■ Exercise goal ■
Without including the pictures, copy out every line below.

■ Information shown ■
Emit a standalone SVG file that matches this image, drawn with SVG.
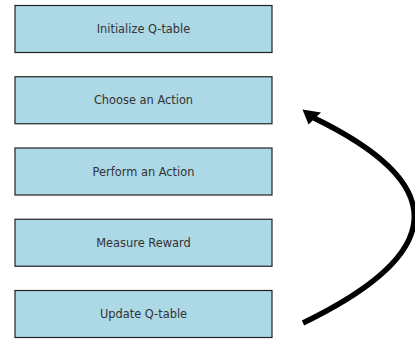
<svg xmlns="http://www.w3.org/2000/svg" width="415" height="339" viewBox="0 0 415 339">
<defs>
<style>
.box{fill:#add8e6;stroke:#222;stroke-width:1.2}
.lbl{font-family:"DejaVu Sans",sans-serif;font-size:11.4px;fill:#333;text-anchor:middle;dominant-baseline:central}
.conn{fill:none;stroke:#000;stroke-width:5.5}
</style>
</defs>
<rect width="415" height="339" fill="#fff"/>
<g id="n1"><rect class="box" x="15" y="5.5" width="257" height="47"/><text class="lbl" x="143.5" y="29">Initialize Q-table</text></g>
<g id="n2"><rect class="box" x="15" y="76.75" width="257" height="47"/><text class="lbl" x="143.5" y="100.25">Choose an Action</text></g>
<g id="n3"><rect class="box" x="15" y="148" width="257" height="47"/><text class="lbl" x="143.5" y="171.5">Perform an Action</text></g>
<g id="n4"><rect class="box" x="15" y="219.25" width="257" height="47"/><text class="lbl" x="143.5" y="242.75">Measure Reward</text></g>
<g id="n5"><rect class="box" x="15" y="290.5" width="257" height="47"/><text class="lbl" x="143.5" y="314">Update Q-table</text></g>
<g id="connectors">
<path class="conn" d="M303,323 Q520,218 314,118"/>
<polygon points="302.5,109.5 321,112.5 308.5,124.5" fill="#000"/>
</g>
</svg>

■ Output of the exercise ■
Emit a standalone SVG file that matches this image, drawn with SVG.
<svg xmlns="http://www.w3.org/2000/svg" width="415" height="339" viewBox="0 0 415 339">
<defs>
<style>
.box{fill:#add8e6;stroke:#222;stroke-width:1.2}
.lbl{font-family:"DejaVu Sans",sans-serif;font-size:11.4px;fill:#333;text-anchor:middle;dominant-baseline:central}
.conn{fill:none;stroke:#000;stroke-width:5.5}
</style>
</defs>
<rect width="415" height="339" fill="#fff"/>
<g id="n1"><rect class="box" x="15" y="5.5" width="257" height="47"/><text class="lbl" x="143.5" y="29">Initialize Q-table</text></g>
<g id="n2"><rect class="box" x="15" y="76.75" width="257" height="47"/><text class="lbl" x="143.5" y="100.25">Choose an Action</text></g>
<g id="n3"><rect class="box" x="15" y="148" width="257" height="47"/><text class="lbl" x="143.5" y="171.5">Perform an Action</text></g>
<g id="n4"><rect class="box" x="15" y="219.25" width="257" height="47"/><text class="lbl" x="143.5" y="242.75">Measure Reward</text></g>
<g id="n5"><rect class="box" x="15" y="290.5" width="257" height="47"/><text class="lbl" x="143.5" y="314">Update Q-table</text></g>
<g id="connectors">
<path class="conn" d="M303,323 Q520,218 314,118"/>
<polygon points="302.5,109.5 321,112.5 308.5,124.5" fill="#000"/>
</g>
</svg>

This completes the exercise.